First-class gesture by the Tampa Police Department and the University Mall Foot Locker to donate all those back-to-school shoes to the children of the three women who tried to help the dying TPD officers nearly two months ago. Even Police Chief Jane Castor, a very busy woman, found time to stop by and meet the families as they shopped.
Two points.
It was hardly coincidental that media were on hand to chronicle the shopping spree involving the women and eight of their children. Orchestration for a good cause. TPD was further underscoring that the death of those two officers will be much more than an unspeakable tragedy and a horrific reminder of a vile outgrowth of a dysfunctional culture.
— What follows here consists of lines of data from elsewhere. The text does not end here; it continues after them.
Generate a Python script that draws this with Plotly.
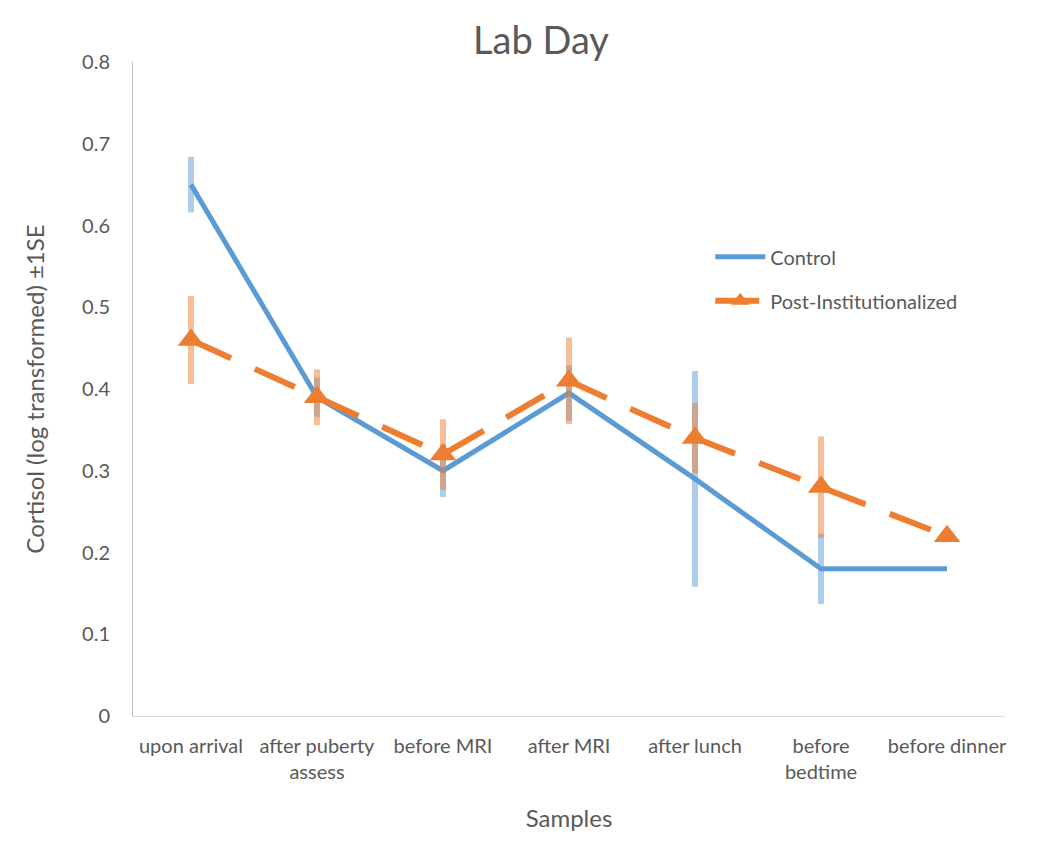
import plotly.graph_objects as go

categories = ["upon arrival", "after puberty<br>assess", "before MRI", "after MRI",
              "after lunch", "before<br>bedtime", "before dinner"]
control = [0.65, 0.39, 0.30, 0.395, 0.29, 0.18, 0.18]
control_se = [0.034, 0.024, 0.032, 0.034, 0.132, 0.043, 0.0]
post_inst = [0.46, 0.39, 0.32, 0.41, 0.34, 0.28, 0.22]
post_inst_se = [0.054, 0.034, 0.043, 0.053, 0.043, 0.062, 0.0]

BLUE = "#5B9BD5"
ORANGE = "#ED7D31"
TXT = "#595959"
FONT = "Lato, 'Open Sans', sans-serif"

fig = go.Figure()
fig.add_trace(go.Scatter(
    x=categories, y=control, name="Control", mode="lines",
    line=dict(color=BLUE, width=5),
    error_y=dict(type="data", array=control_se, visible=True,
                 color="rgba(91,155,213,0.5)", thickness=6, width=0),
    legendgroup="a",
))
fig.add_trace(go.Scatter(
    x=categories, y=post_inst, name="Post-Institutionalized", mode="lines+markers",
    line=dict(color=ORANGE, width=6, dash="44px,26px"),
    marker=dict(symbol="triangle-up", size=23, color=ORANGE),
    error_y=dict(type="data", array=post_inst_se, visible=True,
                 color="rgba(237,125,49,0.5)", thickness=6, width=0),
    legendgroup="b",
))

fig.update_layout(
    width=1050, height=841,
    paper_bgcolor="white", plot_bgcolor="white",
    margin=dict(l=125, r=53, t=54, b=133),
    font=dict(family=FONT, color=TXT, size=20),
    title=dict(text="Lab Day", x=533/1050, xanchor="center", y=1 - 33/841, yanchor="middle",
               font=dict(size=38, color=TXT, family=FONT)),
    showlegend=True,
    legend=dict(x=0.662, y=0.732, xanchor="left", yanchor="top",
                font=dict(size=20, color=TXT, family=FONT), itemwidth=50,
                bgcolor="rgba(0,0,0,0)", tracegroupgap=15, traceorder="grouped"),
)
fig.update_xaxes(
    showline=True, linecolor="#d9d9d9", linewidth=1, showgrid=False,
    ticks="", ticklabelstandoff=12, tickfont=dict(size=20, color=TXT),
    title=dict(text="Samples", font=dict(size=24, color=TXT), standoff=28),
)
fig.update_yaxes(
    range=[0, 0.8], showline=True, linecolor="#bfbfbf", linewidth=1,
    showgrid=False, zeroline=False,
    ticks="", ticklabelstandoff=18, tickfont=dict(size=20, color=TXT),
    tickvals=[0, 0.1, 0.2, 0.3, 0.4, 0.5, 0.6, 0.7, 0.8],
    ticktext=["0", "0.1", "0.2", "0.3", "0.4", "0.5", "0.6", "0.7", "0.8"],
    title=dict(text="Cortisol (log transformed) ±1SE", font=dict(size=24, color=TXT), standoff=30),
)

fig.write_html("out.html")
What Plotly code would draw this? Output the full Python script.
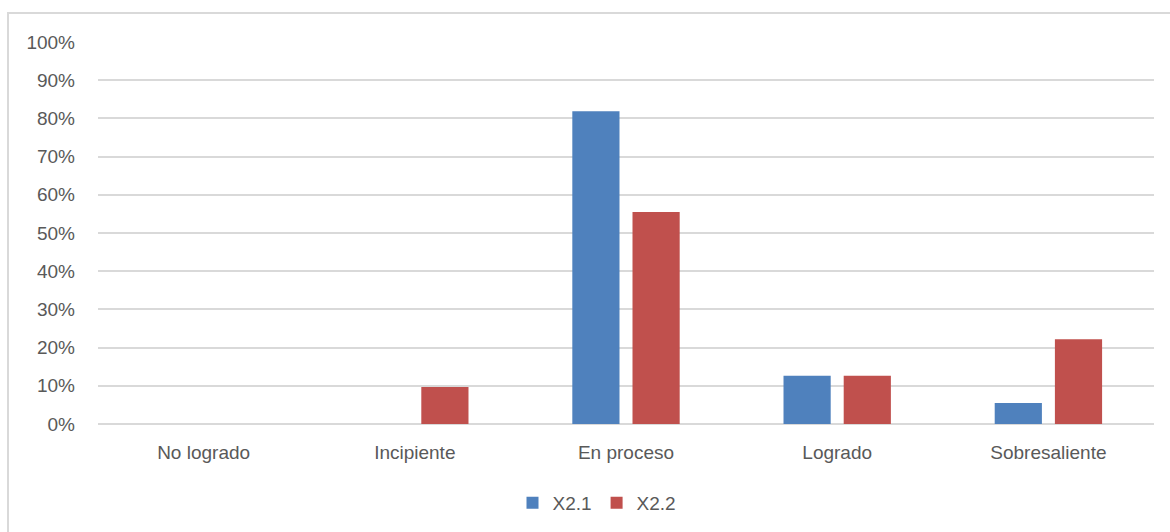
import plotly.graph_objects as go

categories = ["No logrado", "Incipiente", "En proceso", "Logrado", "Sobresaliente"]
x21 = [0.0, 0.0, 0.819, 0.126, 0.055]
x22 = [0.0, 0.097, 0.555, 0.126, 0.222]
series_names = ["X2.1", "X2.2"]
colors = ["#4F81BD", "#C0504D"]

W, H = 1170, 532
ml, mr, mt, mb = 98, 16, 42, 108
pw = W - ml - mr
ph = H - mt - mb

font = dict(family="Liberation Sans, Arial, sans-serif", size=19, color="#595959")

fig = go.Figure()
for name, vals, col in zip(series_names, [x21, x22], colors):
    fig.add_trace(go.Bar(x=categories, y=vals, name=name, marker=dict(color=col, line=dict(width=0))))

fig.update_layout(
    width=W, height=H,
    margin=dict(l=ml, r=mr, t=mt, b=mb, pad=0, autoexpand=False),
    paper_bgcolor="white", plot_bgcolor="white",
    font=font,
    barmode="group", bargap=0.43, bargroupgap=0.216,
    showlegend=True,
    legend=dict(orientation="h", x=(597 - ml) / pw, xanchor="center",
                y=-(503 - mt - ph) / ph, yanchor="middle",
                font=font, itemwidth=30, traceorder="normal"),
    xaxis=dict(showgrid=False, showline=False, ticks="", tickfont=font,
               ticklabelstandoff=15, automargin=False),
    yaxis=dict(range=[0, 1], dtick=0.1, tickformat=".0%", showgrid=True,
               gridcolor="#d9d9d9", gridwidth=2, zeroline=True,
               zerolinecolor="#d9d9d9", zerolinewidth=2, showline=False,
               ticks="", tickfont=font, ticklabelstandoff=22, automargin=False),
    shapes=[dict(type="rect", xref="paper", yref="paper",
                 x0=(8 - ml) / pw, x1=(W + 20 - ml) / pw,
                 y0=-(H + 20 - mt - ph) / ph, y1=(mt + ph - 13) / ph,
                 line=dict(color="#d9d9d9", width=2), layer="below")],
)

fig.write_html("out.html")
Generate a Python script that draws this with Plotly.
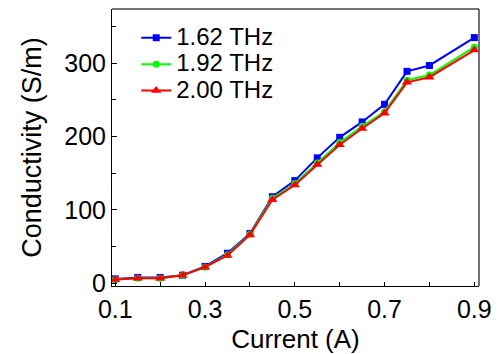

TPD is saying, in effect, that the two fallen officers will be the catalyst of an ongoing and ever-ratcheting campaign designed to combat the “no-snitch” ethos prevalent in too many African-American neighborhoods. Indeed, while the black women who tried to aid the officers and called 911 have been on the receiving end of community-wide praise and gratitude, they have also received threats for violating the spirit of the “no-snitch” norm. TPD is saying murdered Officers David Curtis and Jeffrey Kocab did not die in vain. Inroads into countering the “police snitch” mentality will ultimately make for safer communities. That will be the slain officers’ legacy. Not just tragedy, widows and orphans.
The other point: Surely, there was a time when people weren’t so rewarded, honored and feted for doing the right thing. For doing a thing that was so right–not ignoring the dying when every second was a life-or-death tick–that the only alternative was to do the inhumane and dishonorable. Surely.